**Given material**:

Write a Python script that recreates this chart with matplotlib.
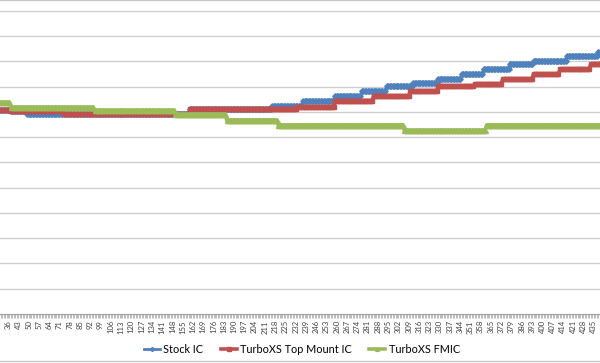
import numpy as np
import matplotlib
matplotlib.use("Agg")
from matplotlib import pyplot as plt
from matplotlib.lines import Line2D

plt.rcParams['font.family'] = ['Lato', 'DejaVu Sans']

# category axis: sample numbers 1..440, every 7th one labelled
categories = np.arange(1, 441)
tick_labels = [str(c) for c in range(1, 441, 7)]

# each series is a stepped trace: (first category of the step, value)
stock_starts = [1, 38, 49, 160, 216, 237, 259, 277, 294, 312, 329, 345, 360, 378, 394, 417, 438]
stock_levels = [80.8, 80.2, 79.0, 81.0, 82.4, 84.2, 86.1, 88.1, 90.1, 91.3, 92.9, 95.0, 97.0, 99.0, 100.2, 102.2, 103.8]

topmount_starts = [1, 38, 74, 160, 233, 259, 285, 310, 329, 354, 373, 394, 412, 433]
topmount_levels = [80.8, 80.2, 79.0, 81.0, 82.0, 84.5, 86.3, 88.3, 90.1, 91.1, 93.1, 95.0, 97.0, 99.0]

fmic_starts = [1, 38, 95, 150, 185, 220, 306, 362]
fmic_levels = [83.8, 81.8, 80.6, 79.0, 76.8, 74.8, 72.7, 74.8]


def expand(starts, levels):
    """turn the step list into one value per category"""
    ends = starts[1:] + [categories[-1] + 1]
    counts = [e - s for s, e in zip(starts, ends)]
    return np.repeat(levels, counts)


stock = expand(stock_starts, stock_levels)
topmount = expand(topmount_starts, topmount_levels)
fmic = expand(fmic_starts, fmic_levels)

fig = plt.figure(figsize=(6, 3.63), dpi=100)
ax = fig.add_axes([0, 0.135, 1, 0.865])

ax.plot(categories, stock, color='#4F81BD', lw=2.0, marker='D', ms=2.8,
        label='Stock IC')
ax.plot(categories, topmount, color='#C0504D', lw=2.6, marker='s', ms=3.4,
        label='TurboXS Top Mount IC')
ax.plot(categories, fmic, color='#9BBB59', lw=2.6, marker='^', ms=3.6,
        label='TurboXS FMIC')

ax.set_yticks(np.arange(10, 121, 10))
ax.yaxis.grid(True, color='#D0D0D0', lw=1)
ax.set_axisbelow(True)
ax.tick_params(axis='y', left=False, labelleft=False)

ax.set_xticks(range(1, 441, 7))
ax.set_xticklabels(tick_labels, rotation=90, fontsize=5.5, color='#404040')
ax.set_xticks(categories, minor=True)
ax.tick_params(axis='x', which='both', length=3, width=0.5, color='#A0A0A0', pad=1.5)

# limits after the ticks, so the crop on the left stays
ax.set_xlim(30.55, 439.3)
ax.set_ylim(0, 124.3)

for side in ['left', 'right', 'top']:
    ax.spines[side].set_visible(False)
ax.spines['bottom'].set_color('#A0A0A0')
ax.spines['bottom'].set_linewidth(0.8)

fig.legend(loc='center', bbox_to_anchor=(0.503, 0.038), ncol=3, frameon=False,
           fontsize=7.8, handlelength=1.5, columnspacing=1.6, handletextpad=0.3,
           markerscale=0.75)

# chart border crops at top and bottom
fig.add_artist(Line2D([0, 1], [0.999, 0.999], color='#C8C8C8', lw=1))
fig.add_artist(Line2D([0, 1], [0.005, 0.005], color='#C8C8C8', lw=1))

fig.savefig('out.png', dpi=100)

**Your objective**: Restate each line from the start of the listing through the line bearing "plt.rcParams['font.family'] = ['Lato', 'DejaVu" word for word. Drop the pictures.

**Reply to the exercise**:
Write a Python script that recreates this chart with matplotlib.
import numpy as np
import matplotlib
matplotlib.use("Agg")
from matplotlib import pyplot as plt
from matplotlib.lines import Line2D

plt.rcParams['font.family'] = ['Lato', 'DejaVu Sans']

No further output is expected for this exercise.